Я произношу такие монологи мысленно, особенно по ночам, ворочаясь на нарах. Но когда тебя ведут из подвала в автомобиль для перевозки заключенных — «воронок», направляющийся в тюрьму, понимаешь полную беспомощность перед надвигающимся на тебя чем-то неотвратимым и страшным.

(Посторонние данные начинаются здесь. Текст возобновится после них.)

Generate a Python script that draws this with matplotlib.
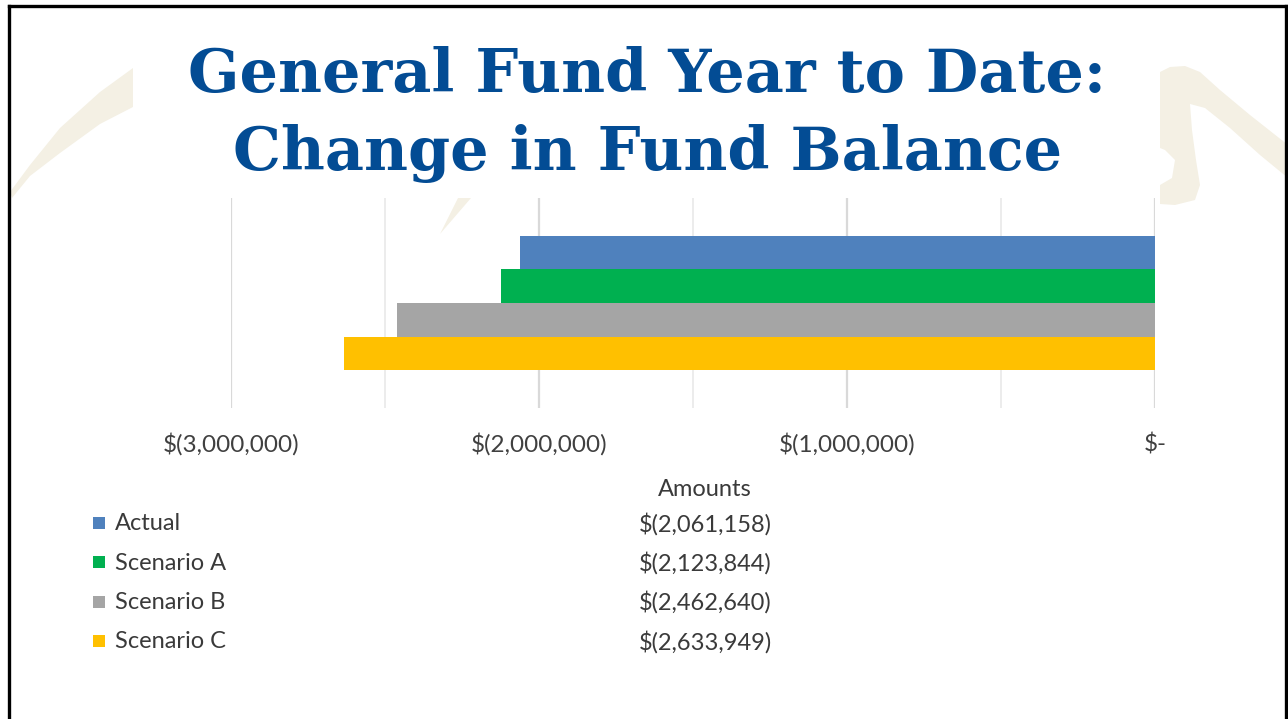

Прибывших в городскую тюрьму на несколько дней помещают для обследования в «карантин». Я совершенно и даже слишком здоров. Отчасти по этой причине происходит инцидент, после которого обо мне заговорила тюрьма. А дело было так. Я сидел в камере, мучаясь неизвестностью — что будет дальше? В зоне два корпуса: уголовников-бытовиков и политических. Хотя это разграничение нигде полностью не соблюдалось, подавляющую часть «населения» каждого корпуса все же составляли те, для кого он предназначен. Сижу и думаю, что делать, как достучаться до кого-нибудь, еще способного слушать. И тут в камере между мною и тремя сидевшими произошла драка. Камеру открыл старший надзиратель Мельник.
И попросил меня выйти в коридор. Я вышел. И тут же тяжелой связкой тюремных ключей он ударил меня в лицо — шрам сохранился до сих пор. Для меня самого было неожиданным, что моя инстинктивная ответная реакция окажется такой силы. Когда подскочили другие надзиратели, они кинулись не ко мне, а к отлетевшему в угол Мельнику, хлопоча над ним и стараясь привести его в чувство.
Меня ведут к начальнику тюрьмы Савину. Он и его офицеры поражены наглостью — заключенный! сворачивает скулу! старшему надзирателю! Случай для тюрьмы редчайший. Они даже не бьют меня, только рассматривают удивленно.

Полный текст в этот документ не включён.